GIVEN PROBLEM:
Find every line in the records below that contains the word "page", and copy each such line.

GIVEN ENTRIES:

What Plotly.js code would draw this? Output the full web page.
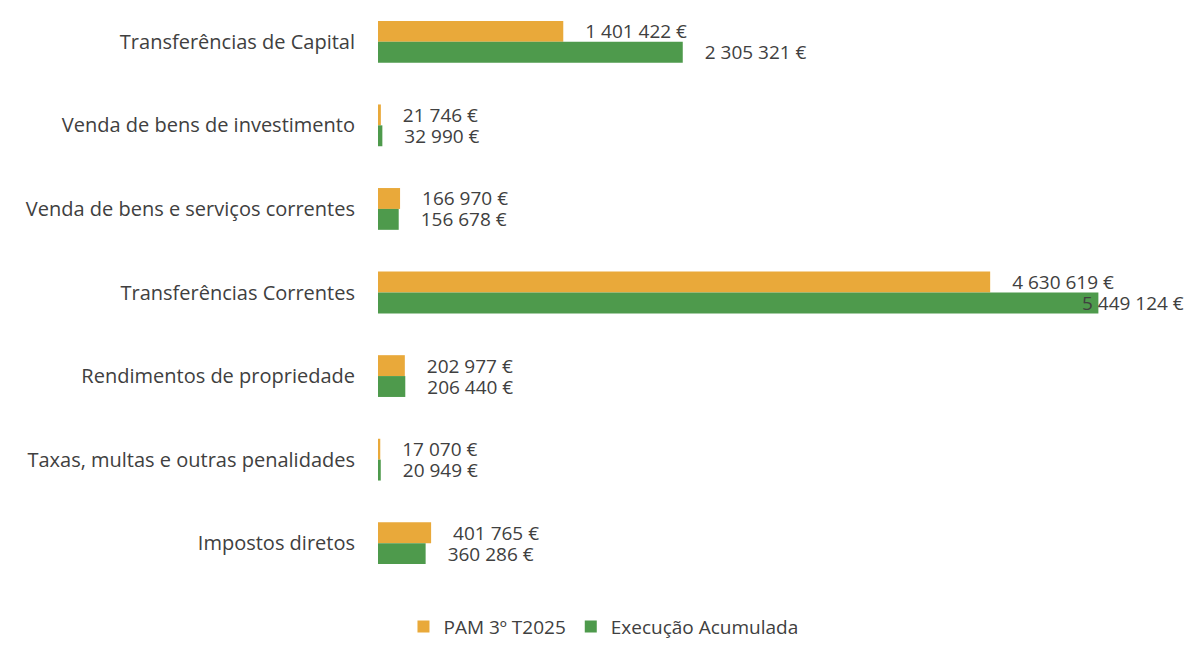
<!DOCTYPE html>
<html>
<head>
<meta charset="utf-8">
<script src="https://cdn.plot.ly/plotly-3.0.1.min.js"></script>
<style>html,body{margin:0;padding:0;background:#fff;}#chart{width:1195px;height:646px;}</style>
</head>
<body>
<div id="chart"></div>
<script>
const categories = [
  "Transferências de Capital",
  "Venda de bens de investimento",
  "Venda de bens e serviços correntes",
  "Transferências Correntes",
  "Rendimentos de propriedade",
  "Taxas, multas e outras penalidades",
  "Impostos diretos"
];
const pam = [1401422, 21746, 166970, 4630619, 202977, 17070, 401765];
const execucao = [2305321, 32990, 156678, 5449124, 206440, 20949, 360286];
const seriesNames = ["PAM 3º T2025", "Execução Acumulada"];

const FONT = "'Open Sans', Lato, sans-serif";
const TXT = "#404040";
const xMax = 6180000;
const FS = 20;
const FSN = 19;

function fmtNum(v) {
  return String(Math.round(v)).replace(/\B(?=(\d{3})+(?!\d))/g, " ") + " €";
}
// Values too near the right edge get their label pulled back over the bar end
const isLong = v => v / xMax > 0.85;

const series = [
  {name: seriesNames[0], values: pam, color: "#E9A93A", shift: 10.5},
  {name: seriesNames[1], values: execucao, color: "#4E9A4C", shift: -10.5}
];

const traces = series.map(s => ({
  type: "bar",
  orientation: "h",
  name: s.name,
  y: categories,
  x: s.values,
  marker: {color: s.color},
  texttemplate: s.values.map(v => "\u2002\u2002" + "%{x:,.0f} €"),
  textposition: s.values.map(v => isLong(v) ? "none" : "outside"),
  constraintext: "none",
  cliponaxis: false,
  textfont: {family: FONT, size: FSN, color: TXT},
  hoverinfo: "skip"
}));

const annotations = [];
series.forEach(s => s.values.forEach((v, i) => {
  if (isLong(v)) {
    annotations.push({
      x: v, y: categories[i], xref: "x", yref: "y",
      text: fmtNum(v), showarrow: false,
      xanchor: "left", yanchor: "middle", xshift: -18, yshift: s.shift,
      font: {family: FONT, size: FSN, color: TXT}
    });
  }
}));

const layout = {
  width: 1195, height: 646,
  paper_bgcolor: "#fff", plot_bgcolor: "#fff",
  separators: ", ",
  margin: {l: 378, r: 0, t: 0, b: 61},
  barmode: "group",
  bargap: 0.5,
  bargroupgap: 0,
  font: {family: FONT, color: TXT},
  xaxis: {range: [0, xMax], showgrid: false, zeroline: false, showticklabels: false, showline: false, ticks: ""},
  yaxis: {autorange: "reversed", showgrid: false, zeroline: false, showline: false, ticks: "",
          ticklabelstandoff: 22, tickfont: {family: FONT, size: FS, color: TXT}},
  annotations: annotations,
  showlegend: true,
  legend: {orientation: "h", xref: "container", yref: "container", x: 0.505, y: 0.03,
           xanchor: "center", yanchor: "middle", font: {family: FONT, size: FSN, color: TXT},
           itemwidth: 30, traceorder: "normal"}
};

Plotly.newPlot("chart", traces, layout, {displayModeBar: false, staticPlot: true});
</script>
</body>
</html>
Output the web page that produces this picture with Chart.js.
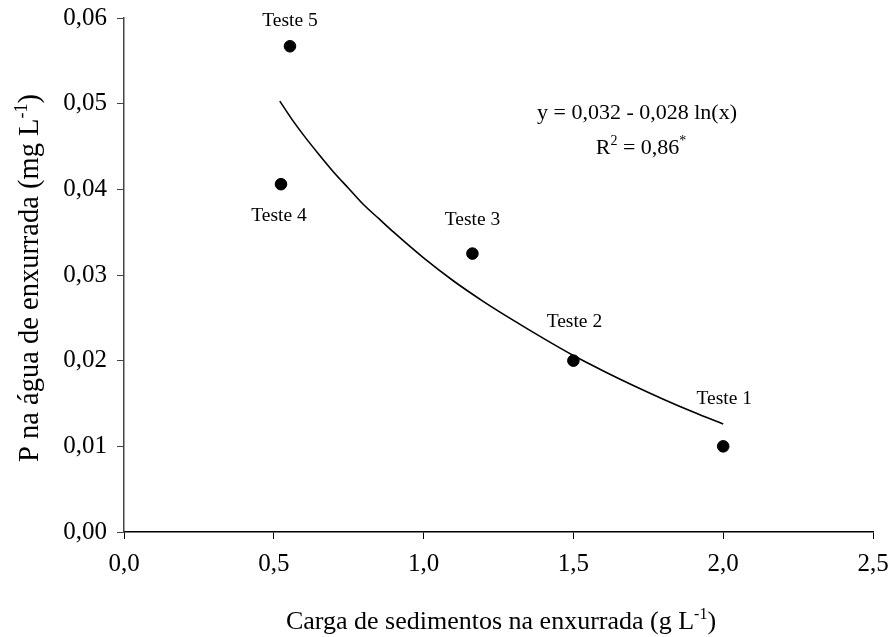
<!DOCTYPE html>
<html><head><meta charset="utf-8">
<script src="https://cdn.jsdelivr.net/npm/chart.js@4/dist/chart.umd.min.js"></script>
<style>html,body{margin:0;padding:0;background:#fff}#w{width:890px;height:637px}</style>
</head><body><div id="w"><canvas id="c"></canvas></div>
<script>
const pointNames = ["Teste 1","Teste 2","Teste 3","Teste 4","Teste 5"];
const pointX = [2.0, 1.5, 1.163, 0.524, 0.554];
const pointY = [0.0100, 0.0200, 0.0325, 0.0406, 0.0567];
const curveX = [0.52,0.56,0.6,0.65,0.7,0.75,0.8,0.85,0.9,1.0,1.1,1.2,1.3,1.4,1.5,1.6,1.7,1.8,1.9,2.0];
const curveY = [0.0503,0.0482,0.0463,0.0441,0.0420,0.0401,0.0382,0.0366,0.0350,0.0320,0.0293,0.0269,0.0247,0.0226,0.0206,0.0188,0.0171,0.0155,0.0140,0.0126];
const xTicks = [0,0.5,1.0,1.5,2.0,2.5];
const yTicks = [0,0.01,0.02,0.03,0.04,0.05,0.06];
const eqLine1 = [["y = 0,032 - 0,028 ln(x)",0]];
const eqLine2 = [["R",0],["2",1],[" = 0,86",0],["*",1]];
const yTitle = [["P na água de enxurrada (mg L",0],["-1",1],[")",0]];
const xTitle = [["Carga de sedimentos na enxurrada (g L",0],["-1",1],[")",0]];

const labelOffsets = [[1,-47],[1,-39],[0,-34],[-2,32],[0,-25]];
const FONT = '"Liberation Serif","Times New Roman",serif';

function drawRich(ctx, parts, size, cx, cy, rot){
  const sup = Math.round(size*0.62);
  const widths = parts.map(p=>{ ctx.font=(p[1]?sup:size)+'px '+FONT; return ctx.measureText(p[0]).width; });
  const total = widths.reduce((a,b)=>a+b,0);
  ctx.save(); ctx.translate(cx,cy); if(rot) ctx.rotate(rot);
  ctx.textAlign='left'; ctx.textBaseline='alphabetic';
  let x = -total/2;
  parts.forEach((p,i)=>{
    ctx.font=(p[1]?sup:size)+'px '+FONT;
    ctx.fillText(p[0], x, p[1]? -size*0.4 : 0);
    x += widths[i];
  });
  ctx.restore();
}

const annot = {
  id:'annot',
  afterDraw(chart){
    const ctx = chart.ctx, xs = chart.scales.x, ys = chart.scales.y;
    ctx.save(); ctx.fillStyle='#000';
    ctx.font = '19.5px '+FONT; ctx.textAlign='center'; ctx.textBaseline='middle';
    pointNames.forEach((n,i)=>{
      ctx.fillText(n, xs.getPixelForValue(pointX[i])+labelOffsets[i][0], ys.getPixelForValue(pointY[i])+labelOffsets[i][1]);
    });
    drawRich(ctx, eqLine1, 22, 637, 119, 0);
    drawRich(ctx, eqLine2, 22, 641, 154, 0);
    drawRich(ctx, xTitle, 26, 501, 629, 0);
    drawRich(ctx, yTitle, 28.5, 38, 278, -Math.PI/2);
    ctx.restore();
  }
};

new Chart(document.getElementById('c'), {
  type:'scatter',
  data:{datasets:[
    {data: curveX.map((x,i)=>({x, y:curveY[i]})), showLine:true, borderColor:'#000', borderWidth:1.6, pointRadius:0, cubicInterpolationMode:'monotone', fill:false},
    {data: pointX.map((x,i)=>({x, y:pointY[i]})), backgroundColor:'#000', borderColor:'#000', pointRadius:5.8, pointHoverRadius:5.8}
  ]},
  options:{
    responsive:true, maintainAspectRatio:false, animation:false,
    layout:{padding:{left:0,right:17,top:18,bottom:0}},
    plugins:{legend:{display:false}, tooltip:{enabled:false}},
    scales:{
      x:{type:'linear', min:0, max:2.5,
        afterBuildTicks(s){ s.ticks = xTicks.map(v=>({value:v})); },
        afterFit(s){ s.height = 105; s.paddingLeft = 0; s.paddingRight = 0; },
        ticks:{color:'#000', font:{family:FONT,size:25}, padding:10, maxRotation:0, callback:v=>v.toFixed(1).replace('.',',')},
        grid:{drawOnChartArea:false, drawTicks:true, tickLength:7, color:'#000'},
        border:{color:'#000', width:1.5}
      },
      y:{type:'linear', min:0, max:0.06,
        afterBuildTicks(s){ s.ticks = yTicks.map(v=>({value:v})); },
        afterFit(s){ s.width = 124; s.paddingTop = 0; s.paddingBottom = 0; },
        ticks:{color:'#000', font:{family:FONT,size:25}, padding:10, callback:v=>v.toFixed(2).replace('.',',')},
        grid:{drawOnChartArea:false, drawTicks:true, tickLength:7, color:'#444'},
        border:{color:'#444', width:1.5}
      }
    }
  },
  plugins:[annot]
});
</script></body></html>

FULL ANSWER:
What Plotly.js code would draw this? Output the full web page.
Output the web page that produces this picture with Chart.js.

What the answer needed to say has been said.